Over many years, scientists led sequencing efforts that showed how various individual human genomes were different from the original reference created by the Genome Project. However, many of these studies have identified very small changes like single nucleotide polymorphisms, and not large structural variations.
Researchers have now been able to address this issue in an effort to capture the true complexity of the human genome, and how the genome can vary from one person to another. Reporting in Science, a team of researchers has generated 64 full reference human genome sequences. This work will enable investigators to get a better look at how genetic variants, and how genetic features carried in populations can contribute to disease.
Since genetic sequencing technologies have improved, scientists have been able to find large variations in the structure of DNA, including the insertion of long sequences. It's thought that structural variations contribute more to disruptions in gene function than small ones.
The new dataset that was created from 64 assembled human genomes is meant to represent 25 different human populations from around the world. Each of these genomes was assembled without using pieces from the original composite, and the authors suggested that it will be much better at illustrating how the genome may differ between populations.
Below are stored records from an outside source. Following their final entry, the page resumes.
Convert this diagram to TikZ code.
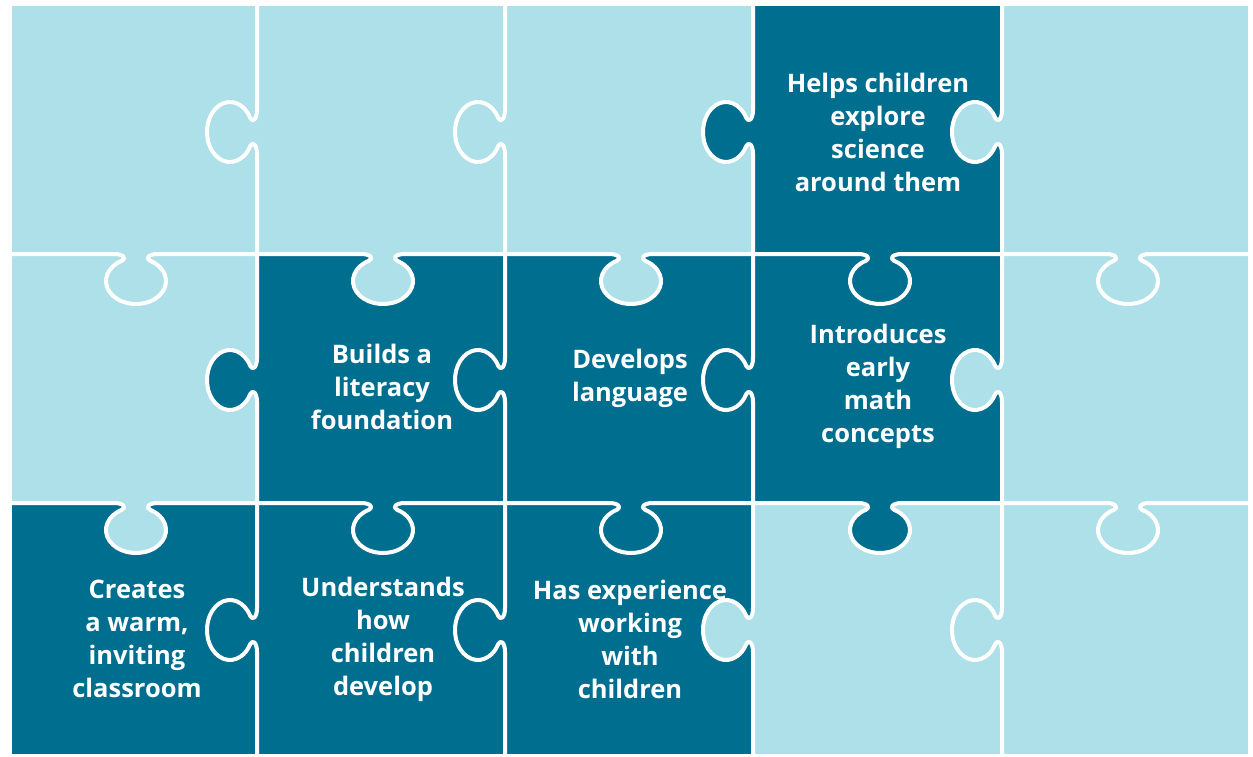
\documentclass[tikz,border=0pt]{standalone}
\usepackage{fontspec}
\setmainfont{Open Sans}
\definecolor{lightp}{RGB}{173,224,232}
\definecolor{darkp}{RGB}{0,110,143}
\begin{document}
\begin{tikzpicture}[x=1pt,y=-1pt,
  hk/.style 2 args={insert path={-- ({#1-22},#2) .. controls ({#1-12},#2) and ({#1-9.4},{#2+4.7}) .. ({#1-14},{#2+6.7}) arc[start angle=242.2,end angle=-62.2,x radius=30,y radius=23] .. controls ({#1+9.4},{#2+4.7}) and ({#1+12},#2) .. ({#1+22},#2)}},
  vk/.style 2 args={insert path={-- (#1,{#2-22}) .. controls (#1,{#2-12}) and ({#1-4.7},{#2-9.4}) .. ({#1-6.7},{#2-14}) arc[start angle=-27.8,end angle=-332.2,x radius=23,y radius=30] .. controls ({#1-4.7},{#2+9.4}) and (#1,{#2+12}) .. (#1,{#2+22})}},
  seam/.style={white,line width=4pt,line join=round},
  lbl/.style={text=white,align=center,font=\bfseries\fontsize{25.5}{33}\selectfont}]
\useasboundingbox (0,0) rectangle (1253,757);
\fill[white] (0,0) rectangle (1253,757);
% cells
\foreach \xa/\xb/\ya/\yb/\c in {
  12/257/6/254/lightp, 257/505/6/254/lightp, 505/753/6/254/lightp, 753/1002/6/254/darkp, 1002/1248/6/254/lightp,
  12/257/254/503/lightp, 257/505/254/503/darkp, 505/753/254/503/darkp, 753/1002/254/503/darkp, 1002/1248/254/503/lightp,
  12/257/503/754/darkp, 257/505/503/754/darkp, 505/753/503/754/darkp, 753/1002/503/754/lightp, 1002/1248/503/754/lightp}
  \fill[\c] (\xa,\ya) rectangle (\xb,\yb);
% horizontal knobs (pointing down)
\foreach \x/\y/\c in {136/254/lightp, 383/254/lightp, 631/254/lightp, 880/254/darkp, 1128/254/lightp,
  136/503/lightp, 383/503/darkp, 631/503/darkp, 880/503/darkp, 1128/503/lightp}
  \fill[\c] ({\x-22},\y) [hk={\x}{\y}] -- cycle;
% vertical knobs (pointing left)
\foreach \x/\y/\c in {257/132/lightp, 505/132/lightp, 753/132/darkp, 1002/132/lightp,
  257/380/darkp, 505/380/darkp, 753/380/darkp, 1002/380/lightp,
  257/630/darkp, 505/630/darkp, 753/630/lightp, 1002/630/lightp}
  \fill[\c] (\x,{\y-22}) [vk={\x}{\y}] -- cycle;
% seams
\foreach \y in {254,503}
  \foreach \xa/\xb/\x in {12/257/136, 257/505/383, 505/753/631, 753/1002/880, 1002/1248/1128}
    \draw[seam] (\xa,\y) [hk={\x}{\y}] -- (\xb,\y);
\foreach \x in {257,505,753,1002}
  \foreach \ya/\yb/\y in {6/254/132, 254/503/380, 503/754/630}
    \draw[seam] (\x,\ya) [vk={\x}{\y}] -- (\x,\yb);
% labels
\node[lbl] (science) at (878,132) {Helps children\\explore\\science\\around them};
\node[lbl] (literacy) at (382,387) {Builds a\\literacy\\foundation};
\node[lbl] (language) at (630,378) {Develops\\language};
\node[lbl] (math) at (878,386) {Introduces\\early\\math\\concepts};
\node[lbl] (classroom) at (137,639) {Creates\\a warm,\\inviting\\classroom};
\node[lbl] (develop) at (383,639) {Understands\\how\\children\\develop};
\node[lbl] (experience) at (630,639) {Has experience\\working\\with\\children};
\end{tikzpicture}
\end{document}
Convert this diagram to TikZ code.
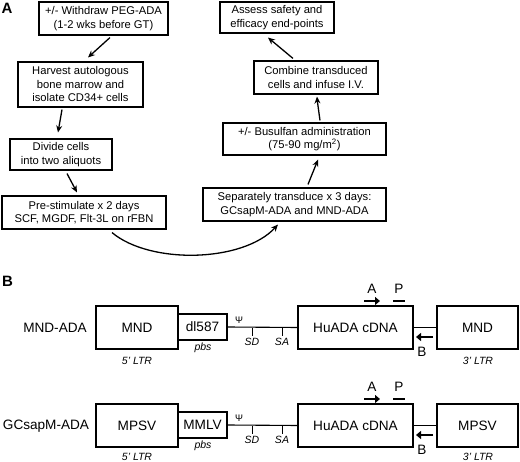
\documentclass[tikz,border=0pt]{standalone}
\usepackage{fontspec}
\setmainfont{Liberation Sans}
\usetikzlibrary{arrows.meta,calc}
\tikzset{
  box/.style={draw, line width=1.1pt, align=center, inner sep=0pt, font=\fontsize{11.2}{13.5}\selectfont},
  gbox/.style={draw, line width=1.1pt, inner sep=0pt, font=\fontsize{13.6}{16}\selectfont},
  flow/.style={line width=1.3pt, -{Stealth[length=7pt,width=6pt]}},
  dna/.style={line width=1.1pt},
  small/.style={font=\itshape\fontsize{10.5}{12}\selectfont, inner sep=0pt},
  primer/.style={line width=2.4pt, -{Triangle[length=5pt,width=8pt]}},
  lbl/.style={font=\fontsize{13.6}{16}\selectfont, inner sep=0pt},
  panel/.style={font=\bfseries\fontsize{15}{18}\selectfont, inner sep=0pt}
}
\begin{document}
\begin{tikzpicture}[x=1pt,y=-1pt]
\useasboundingbox (0,0) rectangle (520,462);
% Panel A
\node[panel] (pa) at (7,8) {A};
\node[box, minimum width=129pt, minimum height=33pt] (b1) at (103.5,18.5) {+/- Withdraw PEG-ADA\\(1-2 wks before GT)};
\node[box, minimum width=125pt, minimum height=45pt] (b2) at (80.5,84.5) {Harvest autologous\\bone marrow and\\isolate CD34+ cells};
\node[box, minimum width=102pt, minimum height=31pt] (b3) at (61,154.5) {Divide cells\\into two aliquots};
\node[box, minimum width=164pt, minimum height=33pt] (b4) at (84,212.5) {Pre-stimulate x 2 days\\SCF, MGDF, Flt-3L on rFBN};
\node[box, minimum width=183pt, minimum height=33pt] (b5) at (294.5,204.5) {Separately transduce x 3 days:\\GCsapM-ADA and MND-ADA};
\node[box, minimum width=163pt, minimum height=32pt] (b6) at (304.5,139) {+/- Busulfan administration\\(75-90 mg/m$^{\mathrm{2}}$)};
\node[box, minimum width=124pt, minimum height=33pt] (b7) at (316,77.5) {Combine transduced\\cells and infuse I.V.};
\node[box, minimum width=114pt, minimum height=31pt] (b8) at (277,17.5) {Assess safety and\\efficacy end-points};

\draw[flow] ([shift={(6.5,2)}]b1.south) -- ([shift={(7.5,-4)}]b2.north);
\draw[flow] ([shift={(-18.5,2)}]b2.south) -- ([shift={(-3,-6)}]b3.north);
\draw[flow] ([shift={(6,3)}]b3.south) -- ([shift={(-7,-3)}]b4.north);
\draw[flow] ([shift={(28,3)}]b4.south) .. controls +(38,32) and +(-35,38) .. ([shift={(-16.5,3)}]b5.south);
\draw[flow] ([shift={(13.5,-3)}]b5.north) -- ([shift={(13.5,4)}]b6.south);
\draw[flow] ([shift={(15.5,-2)}]b6.north) .. controls +(-2,-10) .. ([shift={(1,2)}]b7.south);
\draw[flow] ([shift={(-23,-2)}]b7.north) -- ([shift={(-9,4)}]b8.south);

% Panel B
\node[panel] (pb) at (7.5,281) {B};
\foreach \row/\name/\ltr/\pbs/\off/\loff in {1/MND-ADA/MND/dl587/0/0, 2/GCsapM-ADA/MPSV/MMLV/98/-2}{
  \node[lbl] (lab\row) at ({\row==1 ? 55 : 46},328+\off) {\name};
  \node[gbox, minimum width=82pt, minimum height=43pt] (l\row) at (137,327.5+\off) {\ltr};
  \node[gbox, minimum width=49pt, minimum height=26pt] (p\row) at (202.5,327+\off) {\pbs};
  \node[gbox, minimum width=115pt, minimum height=43pt] (h\row) at (355.5,327.5+\off) {HuADA cDNA};
  \node[gbox, minimum width=81pt, minimum height=43pt] (r\row) at (477.5,327.5+\off) {\ltr};
  \draw[dna] (p\row.east) -- (h\row.west);
  \draw[dna] (h\row.east) -- (r\row.west);
  \node[small] (pbs\row) at (203,348+\off) {pbs};
  \node[small] (ltl\row) at (137,361+\off+\loff) {5' LTR};
  \node[small] (ltr\row) at (478,361+\off+\loff) {3' LTR};
  \node[font=\fontsize{9.5}{11}\selectfont, inner sep=0pt] (psi\row) at (239,320+\off) {Ψ};
  \coordinate (sd\row) at (252,328+\off);
  \coordinate (sa\row) at (282,328+\off);
  \draw[line width=0.8pt] (sd\row) -- ++(0,8) node[small, below=1.5pt] (sdl\row) {SD};
  \draw[line width=0.8pt] (sa\row) -- ++(0,8) node[small, below=1.5pt] (sal\row) {SA};
  \coordinate (a0\row) at (364,301+\off);
  \coordinate (a1\row) at (380,301+\off);
  \draw[primer] (a0\row) -- (a1\row);
  \node[lbl] (al\row) at (372,289+\off) {A};
  \coordinate (pp0\row) at (393,301+\off);
  \coordinate (pp1\row) at (405,301+\off);
  \draw[line width=2.6pt] (pp0\row) -- (pp1\row);
  \node[lbl] (pl\row) at (399,289+\off) {P};
  \coordinate (bb0\row) at (433,337+\off);
  \coordinate (bb1\row) at (416,337+\off);
  \draw[primer] (bb0\row) -- (bb1\row);
  \node[lbl] (bl\row) at (422,352+\off) {B};
}
\end{tikzpicture}
\end{document}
"We've entered a new era in genomics where whole human genomes can be sequenced with exciting new technologies that provide more substantial and accurate reads of the DNA bases," said study co-author Scott Devine, Ph.D., Associate Professor of Medicine at UMSOM. "This is allowing researchers to study areas of the genome that previously were not accessible but are relevant to human traits and diseases."
The work also demonstrated that this approach can reveal more novel structural variants that are longer than 50 base pairs in length than previous methods, which have not been particularly precise. Now, researchers can genotype structural variants more accurately.
"The landmark new research demonstrates a giant step forward in our understanding of the underpinnings of genetically-driven health conditions," said E. Albert Reece, M.D., Ph.D., M.B.A., the John Z. and Akiko K. Bowers Distinguished Professor and Dean of the University of Maryland School of Medicine. "This advance will hopefully fuel future studies aimed at understanding the impact of human genome variation on human diseases."